Councilmembers Monica Rodriguez (District 7) and David Ryu (District 4) introduced the resolution on Nov. 15 to the Los Angeles City Council to commemorate Dec. 16 as Tuna Canyon Detention Station Day of Remembrance. The vote was finally taken on Jan. 15.
Tuna Canyon Detention Station Coalition President Nancy Oda thanked the City Council for the resolution in memory of the untold story on its 77th anniversary.
The FBI was authorized by Presidential Proclamation 2525, 2526, and 2527 to arrest or cause the arrest of Japanese, German, and Italian aliens.
Board member Kanji Sahara recalled, “On April 29, 1942, our family assembled at St. Mary’s Church, which is in an area now called Koreatown, and got on a long caravan of yellow buses to Santa Anita Assembly Center. In October of 1942, we were sent to Jerome concentration camp in Arkansas.
“These camps were chosen in the most desolate places in America to give the Japanese a feeling of isolation, insignificance and despair. After our release from camp, we said, ‘Never again.’
“But this year it happened again. Along the Mexican border, immigrant children were separated from their mothers. Young boys were placed in cages inside abandoned Walmart stores and forced to sleep on the floor.
“In order to prevent this type of behavior by the government, we must teach the public of what happened during World War II. We can do this by building a memorial at the Tuna Canyon Detention Station site.”
The most compelling story cane from Donna Sugimoto, granddaughter of Shinsuke Sugimoto, who was incarcerated without a trial.
“Our government deemed him a ‘dangerous enemy alien’ because he was a martial arts teacher, and he was Japanese,” she said. “When I discovered a box of his letters and artifacts, I was shocked to learn that the [Verdugo Hills] golf course, just over the mountain from where I grew up in Burbank, had a dark history as a World War II incarceration camp.

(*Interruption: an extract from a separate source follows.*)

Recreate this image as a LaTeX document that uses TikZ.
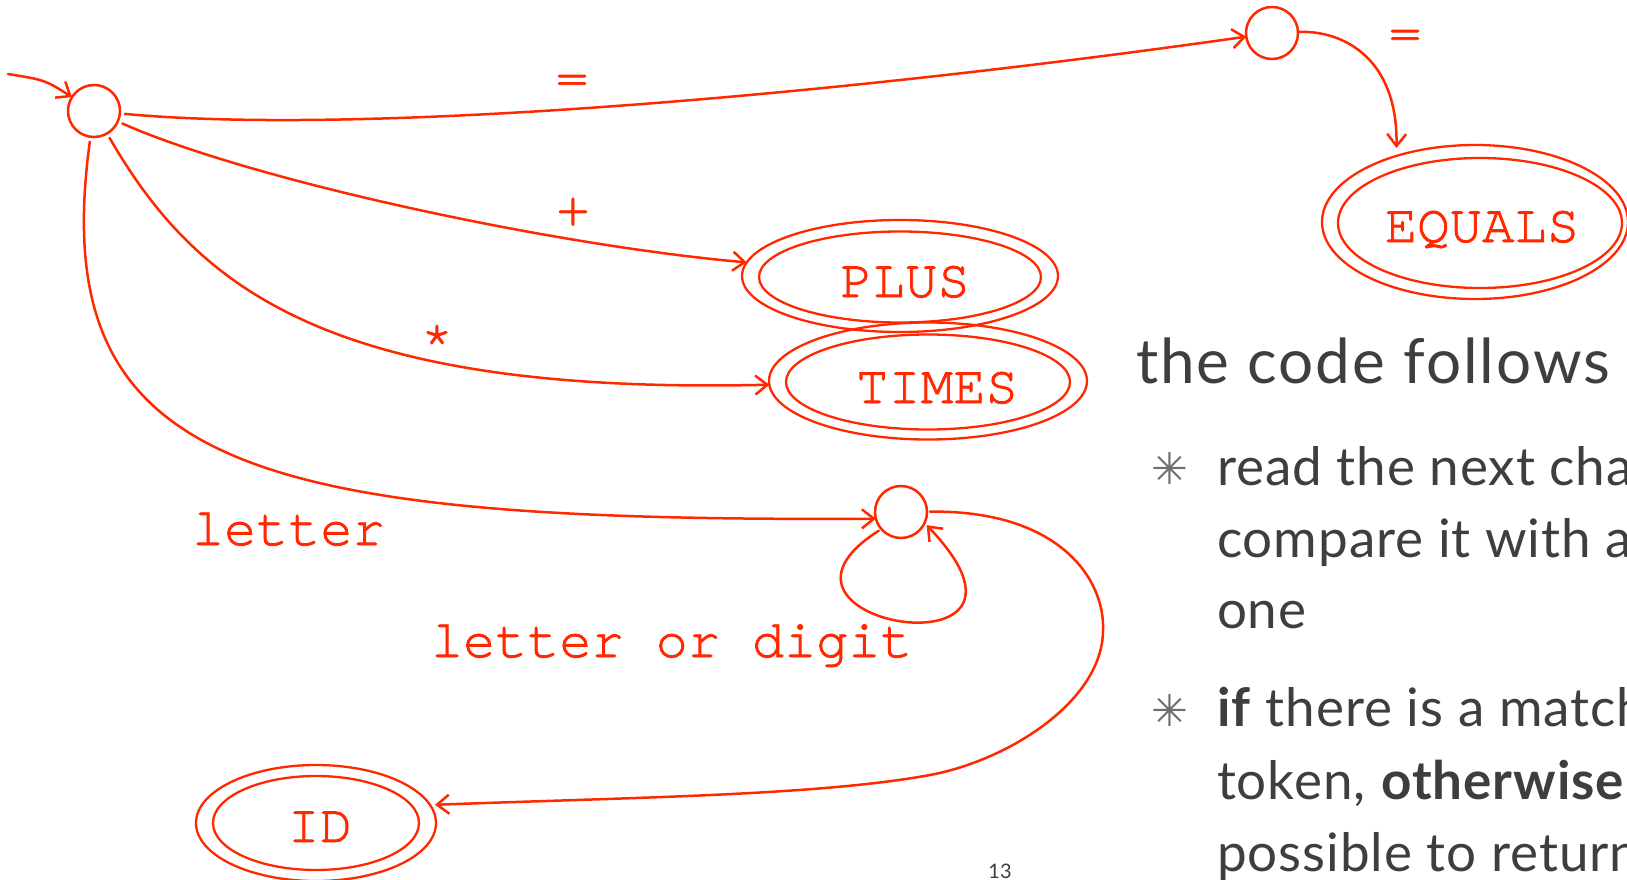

“Replicas of my grandfather’s letters, and his handkerchief — signed by men incarcerated at Tuna Canyon —?are now traveling in the exhibit ‘Only the Oaks Remain,’ teaching current and future generations Tuna Canyon’s story — a story so important, one of these letters is now shown in the Smithsonian National Museum of American History.
“Though nothing will change the injustices of Tuna Canyon, these educational exhibits bring history to light, as does this resolution — serving as deep reminder why something like this should never happen again.
“I never knew my grandfather, as he later died in another camp, never seeing freedom again. By honoring those forced behind Tuna Canyon’s barbed wire, this resolution will help descendants, like myself, heal from its dark past.”
TCDSC board members Marc Stirdivant, James Okazaki and Kay Oda lauded the earliest historians, Dr. Lloyd Hitt and the late Paul Tsuneishi, whose work resulted in securing Historic Cultural Monument No. 1039.
Dr. Russell Endo of the University of Colorado, grandson of detainee Heigoro Endo, said, “This public recognition of the injustice and tragedy will ensure that it doesn’t happen again.”
TCDSC is a 501(c)3 nonprofit organization whose mission is to preserve the stories of Japanese, German, and Italian aliens, and Japanese taken from Peru during World War ll. It is actively seeking an on-site memorial in honor of the 2,000 men incarcerated in Tujunga.